Abstract

The fast growing of data scale encourages the wide employment of data disks with large storage capacity. However, a mass of data disks' equipment will in turn increase the probability of data loss or damage, because of the appearance of various kinds of disk failures. To ensure the intactness of the hosted data, modern storage systems usually adopt erasure codes, which can recover the lost data by pre-storing a small amount of redundant information. As the most common case among all the recovery mechanisms, the single disk failure recovery has been receiving intensive attentions for the past few years. However, most of existing works still take the stripe-level recovery as their only consideration, and a considerable performance improvement on single failure disk reconstruction in the stack-level (i.e., a group of rotated stripes) is missed. To seize this potential improvement, in this paper we systematically study the problem of single failure recovery in the stack-level. We first propose two recovery mechanism based on greedy algorithm to seek for the near-optimal solution (BP-Scheme and STP-Scheme) for any erasure array code in stack level, and further design a rotated recovery algorithm (RR-Algorithm) to eliminate the size of required memory.
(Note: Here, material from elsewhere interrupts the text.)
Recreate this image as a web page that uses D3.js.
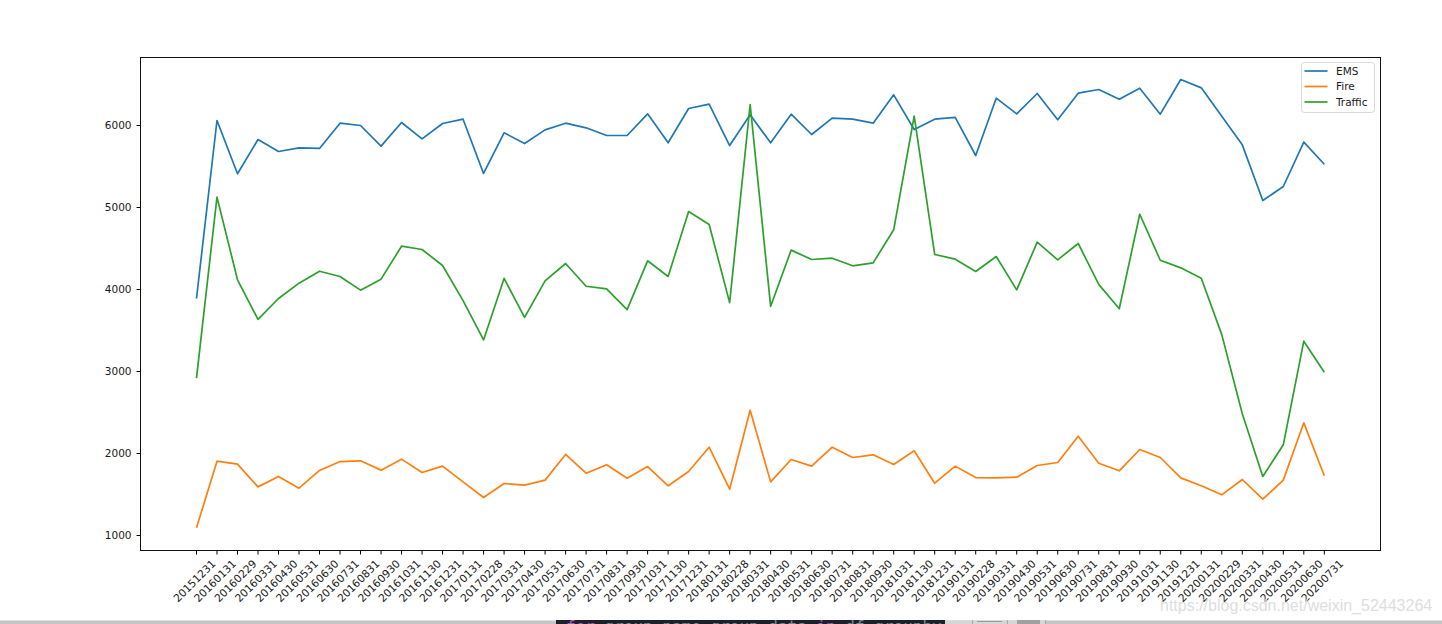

Through a rigorous statistic analysis and intensive evaluation on a real system, the results show that BP-Scheme gains 3.4 to 38.9 percent (the average is 21.2 percent) higher recovery speed than Khan's Scheme and 3.4 to 34.8 percent (the average is 19.1 percent) higher recovery speed than Luo's U-Scheme, while STP-Scheme owns 3.4 to 46.9 percent (the average is 25.15 percent) and 3.4 to 41.1 percent (the average is 22.3 percent) higher recovery speed than Khan's Scheme and Luo's U-Scheme, respectively.